### Exercise material

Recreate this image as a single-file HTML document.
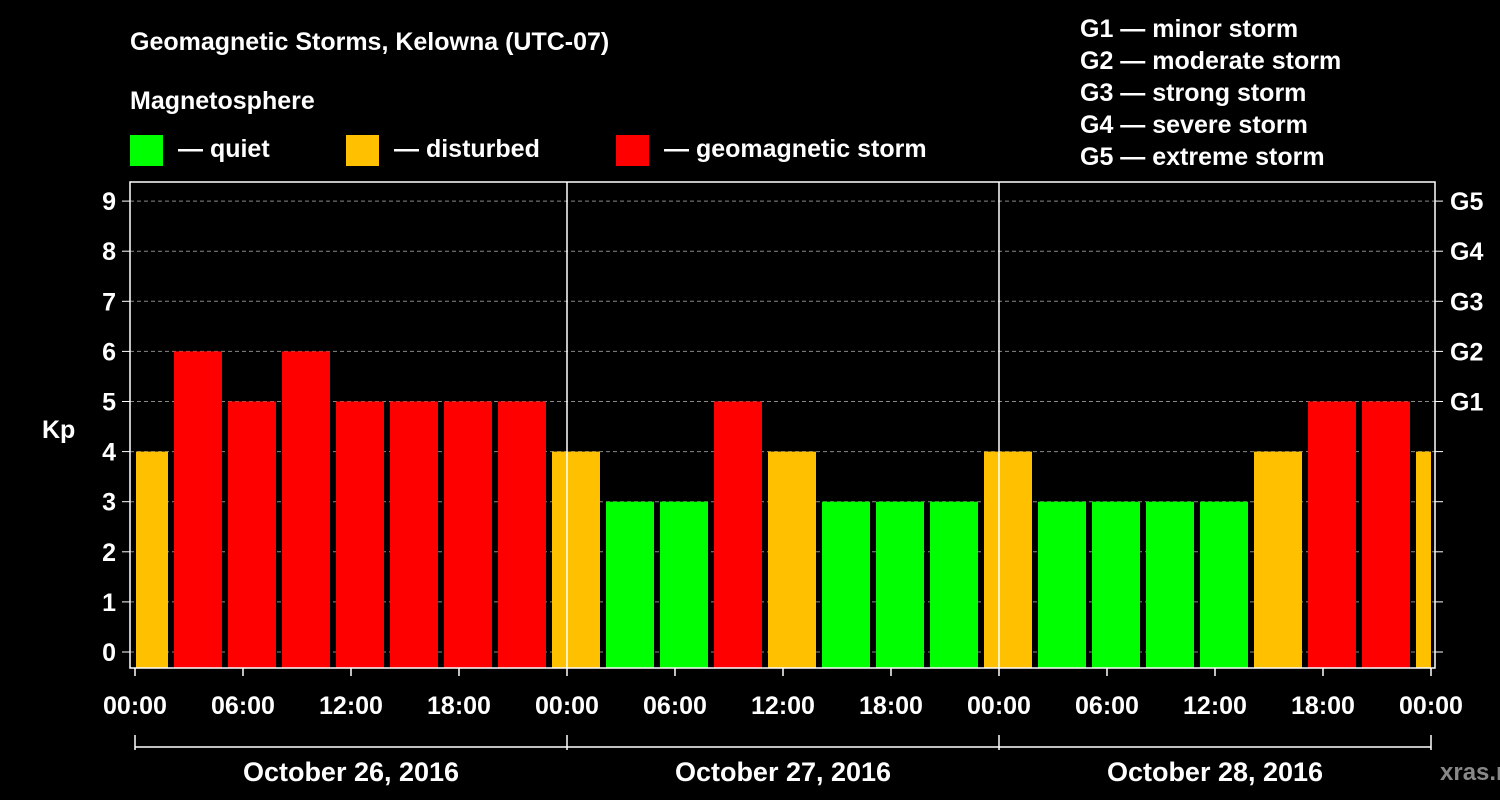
<!DOCTYPE html>
<html><head><meta charset="utf-8"><style>
body{margin:0;background:#000;width:1500px;height:800px;overflow:hidden}
svg{display:block}
text{font-family:"Liberation Sans",sans-serif;font-weight:bold;fill:#fff}
</style></head><body>
<svg id="chart" width="1500" height="800">
<text x="130" y="50" font-size="25">Geomagnetic Storms, Kelowna (UTC-07)</text>
<text x="130" y="109" font-size="25">Magnetosphere</text>
<g><rect x="130" y="135" width="33" height="31" fill="#00ff00"/><text x="178" y="157" font-size="25">— quiet</text></g>
<g><rect x="346" y="135" width="33" height="31" fill="#ffc000"/><text x="394" y="157" font-size="25">— disturbed</text></g>
<g><rect x="616" y="135" width="33" height="31" fill="#ff0000"/><text x="664" y="157" font-size="25">— geomagnetic storm</text></g>
<g font-size="25">
<text x="1080" y="37">G1 — minor storm</text>
<text x="1080" y="69">G2 — moderate storm</text>
<text x="1080" y="101">G3 — strong storm</text>
<text x="1080" y="133">G4 — severe storm</text>
<text x="1080" y="165">G5 — extreme storm</text>
</g>
<g id="grid"></g><g id="bars"></g><g id="axes"></g>
<text x="42" y="438" font-size="25">Kp</text>
<text x="1440" y="780" font-size="24" style="fill:#888">xras.ru</text>
</svg>
<script>
const kpValues=[4,6,5,6,5,5,5,5,4,3,3,5,4,3,3,3,4,3,3,3,3,4,5,5,4];
const yTicks=[0,1,2,3,4,5,6,7,8,9];
const gLabels=["G1","G2","G3","G4","G5"];
const xTickLabels=["00:00","06:00","12:00","18:00","00:00","06:00","12:00","18:00","00:00","06:00","12:00","18:00","00:00"];
const dayLabels=["October 26, 2016","October 27, 2016","October 28, 2016"];
const NS="http://www.w3.org/2000/svg";
const X0=135,PXH=18,Y0=652,PXK=50.1,L=130,R=1435,T=182,B=668;
const xs=h=>X0+h*PXH, ys=k=>Y0-k*PXK;
function mk(p,t,a){const e=document.createElementNS(NS,t);for(const k in a)e.setAttribute(k,a[k]);p.appendChild(e);return e;}
const grid=document.getElementById('grid'),bars=document.getElementById('bars'),axes=document.getElementById('axes');
yTicks.forEach(k=>{
 const g=mk(grid,'line',{x1:L,x2:R,y1:ys(k),y2:ys(k),stroke:'#888','stroke-dasharray':'4,3','stroke-width':1});
 
 
 mk(axes,'line',{x1:L-8,x2:L,y1:ys(k),y2:ys(k),stroke:'#fff','stroke-width':1});
 mk(axes,'line',{x1:R,x2:R+8,y1:ys(k),y2:ys(k),stroke:'#fff','stroke-width':1});
 const t=mk(axes,'text',{x:L-14,y:ys(k)+9,'font-size':25,'text-anchor':'end'});t.textContent=k;
 
 
});
gLabels.forEach((g,i)=>{const t=mk(axes,'text',{x:1450,y:ys(5+i)+9,'font-size':25});t.textContent=g;
 
 });
kpValues.forEach((v,i)=>{
 let x1=xs(-1+3*i)+3,x2=xs(2+3*i)-3;x1=Math.max(x1,X0+1);x2=Math.min(x2,xs(72));
 const c=v>=5?'#ff0000':v>=4?'#ffc000':'#00ff00';
 const r=mk(bars,'rect',{x:x1,y:ys(v),width:x2-x1,height:B-ys(v),fill:c});
 
 
});
mk(axes,'rect',{x:L,y:T,width:R-L,height:B-T,fill:'none',stroke:'#fff','stroke-width':1.5});
[24,48].forEach(h=>mk(axes,'line',{x1:xs(h),x2:xs(h),y1:T,y2:B,stroke:'#fff','stroke-width':1.5}));
xTickLabels.forEach((s,i)=>{const x=xs(i*6);
 mk(axes,'line',{x1:x,x2:x,y1:B,y2:B+8,stroke:'#fff','stroke-width':1.5});
 const t=mk(axes,'text',{x:x,y:714,'font-size':25,'text-anchor':'middle'});t.textContent=s;
 
 });
mk(axes,'line',{x1:xs(0),x2:xs(72),y1:747,y2:747,stroke:'#fff','stroke-width':1.5});
[0,24,48,72].forEach(h=>mk(axes,'line',{x1:xs(h),x2:xs(h),y1:735,y2:750,stroke:'#fff','stroke-width':1.5}));
dayLabels.forEach((s,i)=>{const t=mk(axes,'text',{x:xs(12+24*i),y:781,'font-size':27,'text-anchor':'middle'});t.textContent=s;
 
 });
</script>
</body></html>
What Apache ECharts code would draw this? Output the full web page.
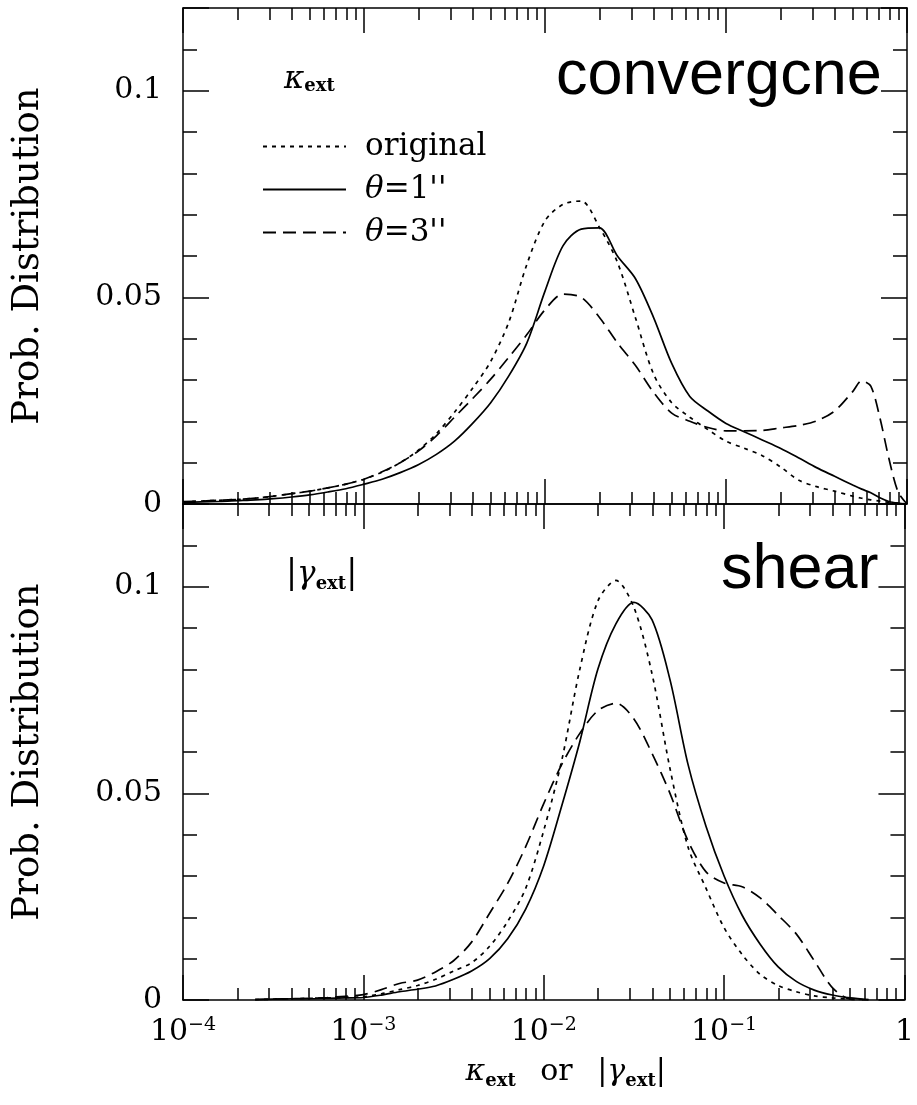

######

Repeat all of the records verbatim, leaving out the pictures.

Recreate this image as a single-file HTML document.
<!DOCTYPE html>
<html><head><meta charset="utf-8"><style>
body{margin:0;background:#000;width:1500px;height:800px;overflow:hidden}
svg{display:block}
text{font-family:"Liberation Sans",sans-serif;font-weight:bold;fill:#fff}
</style></head><body>
<svg id="chart" width="1500" height="800">
<text x="130" y="50" font-size="25">Geomagnetic Storms, Kelowna (UTC-07)</text>
<text x="130" y="109" font-size="25">Magnetosphere</text>
<g><rect x="130" y="135" width="33" height="31" fill="#00ff00"/><text x="178" y="157" font-size="25">— quiet</text></g>
<g><rect x="346" y="135" width="33" height="31" fill="#ffc000"/><text x="394" y="157" font-size="25">— disturbed</text></g>
<g><rect x="616" y="135" width="33" height="31" fill="#ff0000"/><text x="664" y="157" font-size="25">— geomagnetic storm</text></g>
<g font-size="25">
<text x="1080" y="37">G1 — minor storm</text>
<text x="1080" y="69">G2 — moderate storm</text>
<text x="1080" y="101">G3 — strong storm</text>
<text x="1080" y="133">G4 — severe storm</text>
<text x="1080" y="165">G5 — extreme storm</text>
</g>
<g id="grid"></g><g id="bars"></g><g id="axes"></g>
<text x="42" y="438" font-size="25">Kp</text>
<text x="1440" y="780" font-size="24" style="fill:#888">xras.ru</text>
</svg>
<script>
const kpValues=[4,6,5,6,5,5,5,5,4,3,3,5,4,3,3,3,4,3,3,3,3,4,5,5,4];
const yTicks=[0,1,2,3,4,5,6,7,8,9];
const gLabels=["G1","G2","G3","G4","G5"];
const xTickLabels=["00:00","06:00","12:00","18:00","00:00","06:00","12:00","18:00","00:00","06:00","12:00","18:00","00:00"];
const dayLabels=["October 26, 2016","October 27, 2016","October 28, 2016"];
const NS="http://www.w3.org/2000/svg";
const X0=135,PXH=18,Y0=652,PXK=50.1,L=130,R=1435,T=182,B=668;
const xs=h=>X0+h*PXH, ys=k=>Y0-k*PXK;
function mk(p,t,a){const e=document.createElementNS(NS,t);for(const k in a)e.setAttribute(k,a[k]);p.appendChild(e);return e;}
const grid=document.getElementById('grid'),bars=document.getElementById('bars'),axes=document.getElementById('axes');
yTicks.forEach(k=>{
 const g=mk(grid,'line',{x1:L,x2:R,y1:ys(k),y2:ys(k),stroke:'#888','stroke-dasharray':'4,3','stroke-width':1});
 
 
 mk(axes,'line',{x1:L-8,x2:L,y1:ys(k),y2:ys(k),stroke:'#fff','stroke-width':1});
 mk(axes,'line',{x1:R,x2:R+8,y1:ys(k),y2:ys(k),stroke:'#fff','stroke-width':1});
 const t=mk(axes,'text',{x:L-14,y:ys(k)+9,'font-size':25,'text-anchor':'end'});t.textContent=k;
 
 
});
gLabels.forEach((g,i)=>{const t=mk(axes,'text',{x:1450,y:ys(5+i)+9,'font-size':25});t.textContent=g;
 
 });
kpValues.forEach((v,i)=>{
 let x1=xs(-1+3*i)+3,x2=xs(2+3*i)-3;x1=Math.max(x1,X0+1);x2=Math.min(x2,xs(72));
 const c=v>=5?'#ff0000':v>=4?'#ffc000':'#00ff00';
 const r=mk(bars,'rect',{x:x1,y:ys(v),width:x2-x1,height:B-ys(v),fill:c});
 
 
});
mk(axes,'rect',{x:L,y:T,width:R-L,height:B-T,fill:'none',stroke:'#fff','stroke-width':1.5});
[24,48].forEach(h=>mk(axes,'line',{x1:xs(h),x2:xs(h),y1:T,y2:B,stroke:'#fff','stroke-width':1.5}));
xTickLabels.forEach((s,i)=>{const x=xs(i*6);
 mk(axes,'line',{x1:x,x2:x,y1:B,y2:B+8,stroke:'#fff','stroke-width':1.5});
 const t=mk(axes,'text',{x:x,y:714,'font-size':25,'text-anchor':'middle'});t.textContent=s;
 
 });
mk(axes,'line',{x1:xs(0),x2:xs(72),y1:747,y2:747,stroke:'#fff','stroke-width':1.5});
[0,24,48,72].forEach(h=>mk(axes,'line',{x1:xs(h),x2:xs(h),y1:735,y2:750,stroke:'#fff','stroke-width':1.5}));
dayLabels.forEach((s,i)=>{const t=mk(axes,'text',{x:xs(12+24*i),y:781,'font-size':27,'text-anchor':'middle'});t.textContent=s;
 
 });
</script>
</body></html>
What Apache ECharts code would draw this? Output the full web page.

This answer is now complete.